Restate, word for word, all of the material shown below.

# # #

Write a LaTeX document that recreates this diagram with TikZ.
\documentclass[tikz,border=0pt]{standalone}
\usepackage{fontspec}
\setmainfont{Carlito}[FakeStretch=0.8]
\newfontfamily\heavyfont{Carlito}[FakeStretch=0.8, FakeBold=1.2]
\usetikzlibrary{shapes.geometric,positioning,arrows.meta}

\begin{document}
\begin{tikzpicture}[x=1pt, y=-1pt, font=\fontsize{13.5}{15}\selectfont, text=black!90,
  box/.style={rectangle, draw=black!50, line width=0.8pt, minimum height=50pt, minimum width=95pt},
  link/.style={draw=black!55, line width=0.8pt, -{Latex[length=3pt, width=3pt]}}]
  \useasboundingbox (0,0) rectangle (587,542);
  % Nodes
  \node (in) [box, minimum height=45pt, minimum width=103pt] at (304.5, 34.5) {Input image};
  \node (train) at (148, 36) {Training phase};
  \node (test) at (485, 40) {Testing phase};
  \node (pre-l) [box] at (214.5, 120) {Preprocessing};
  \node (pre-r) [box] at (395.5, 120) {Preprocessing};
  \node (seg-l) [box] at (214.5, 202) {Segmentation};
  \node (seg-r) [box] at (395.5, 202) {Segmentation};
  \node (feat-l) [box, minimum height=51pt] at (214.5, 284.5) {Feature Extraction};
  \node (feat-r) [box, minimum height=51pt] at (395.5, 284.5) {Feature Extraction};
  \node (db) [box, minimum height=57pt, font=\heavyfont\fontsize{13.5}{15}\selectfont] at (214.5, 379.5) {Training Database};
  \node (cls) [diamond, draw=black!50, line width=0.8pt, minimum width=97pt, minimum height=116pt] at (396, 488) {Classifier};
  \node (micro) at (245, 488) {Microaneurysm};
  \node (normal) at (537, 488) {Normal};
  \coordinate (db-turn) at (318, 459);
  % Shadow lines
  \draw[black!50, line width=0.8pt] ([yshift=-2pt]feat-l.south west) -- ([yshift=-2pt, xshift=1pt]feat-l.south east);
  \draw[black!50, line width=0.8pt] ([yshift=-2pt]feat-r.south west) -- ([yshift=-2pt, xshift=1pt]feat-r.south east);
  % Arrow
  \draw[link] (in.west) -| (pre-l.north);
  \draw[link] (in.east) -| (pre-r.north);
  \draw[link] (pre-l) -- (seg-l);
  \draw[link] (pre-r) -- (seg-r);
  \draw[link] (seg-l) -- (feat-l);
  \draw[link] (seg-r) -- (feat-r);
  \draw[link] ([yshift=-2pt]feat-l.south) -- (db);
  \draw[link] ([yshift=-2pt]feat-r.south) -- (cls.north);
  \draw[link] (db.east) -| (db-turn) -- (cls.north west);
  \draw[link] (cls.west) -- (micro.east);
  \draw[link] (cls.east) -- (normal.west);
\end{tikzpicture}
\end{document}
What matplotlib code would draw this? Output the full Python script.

# # #

▶ _ANSWER TO THE EXERCISE_
Write a LaTeX document that recreates this diagram with TikZ.
\documentclass[tikz,border=0pt]{standalone}
\usepackage{fontspec}
\setmainfont{Carlito}[FakeStretch=0.8]
\newfontfamily\heavyfont{Carlito}[FakeStretch=0.8, FakeBold=1.2]
\usetikzlibrary{shapes.geometric,positioning,arrows.meta}

\begin{document}
\begin{tikzpicture}[x=1pt, y=-1pt, font=\fontsize{13.5}{15}\selectfont, text=black!90,
  box/.style={rectangle, draw=black!50, line width=0.8pt, minimum height=50pt, minimum width=95pt},
  link/.style={draw=black!55, line width=0.8pt, -{Latex[length=3pt, width=3pt]}}]
  \useasboundingbox (0,0) rectangle (587,542);
  % Nodes
  \node (in) [box, minimum height=45pt, minimum width=103pt] at (304.5, 34.5) {Input image};
  \node (train) at (148, 36) {Training phase};
  \node (test) at (485, 40) {Testing phase};
  \node (pre-l) [box] at (214.5, 120) {Preprocessing};
  \node (pre-r) [box] at (395.5, 120) {Preprocessing};
  \node (seg-l) [box] at (214.5, 202) {Segmentation};
  \node (seg-r) [box] at (395.5, 202) {Segmentation};
  \node (feat-l) [box, minimum height=51pt] at (214.5, 284.5) {Feature Extraction};
  \node (feat-r) [box, minimum height=51pt] at (395.5, 284.5) {Feature Extraction};
  \node (db) [box, minimum height=57pt, font=\heavyfont\fontsize{13.5}{15}\selectfont] at (214.5, 379.5) {Training Database};
  \node (cls) [diamond, draw=black!50, line width=0.8pt, minimum width=97pt, minimum height=116pt] at (396, 488) {Classifier};
  \node (micro) at (245, 488) {Microaneurysm};
  \node (normal) at (537, 488) {Normal};
  \coordinate (db-turn) at (318, 459);
  % Shadow lines
  \draw[black!50, line width=0.8pt] ([yshift=-2pt]feat-l.south west) -- ([yshift=-2pt, xshift=1pt]feat-l.south east);
  \draw[black!50, line width=0.8pt] ([yshift=-2pt]feat-r.south west) -- ([yshift=-2pt, xshift=1pt]feat-r.south east);
  % Arrow
  \draw[link] (in.west) -| (pre-l.north);
  \draw[link] (in.east) -| (pre-r.north);
  \draw[link] (pre-l) -- (seg-l);
  \draw[link] (pre-r) -- (seg-r);
  \draw[link] (seg-l) -- (feat-l);
  \draw[link] (seg-r) -- (feat-r);
  \draw[link] ([yshift=-2pt]feat-l.south) -- (db);
  \draw[link] ([yshift=-2pt]feat-r.south) -- (cls.north);
  \draw[link] (db.east) -| (db-turn) -- (cls.north west);
  \draw[link] (cls.west) -- (micro.east);
  \draw[link] (cls.east) -- (normal.west);
\end{tikzpicture}
\end{document}
What matplotlib code would draw this? Output the full Python script.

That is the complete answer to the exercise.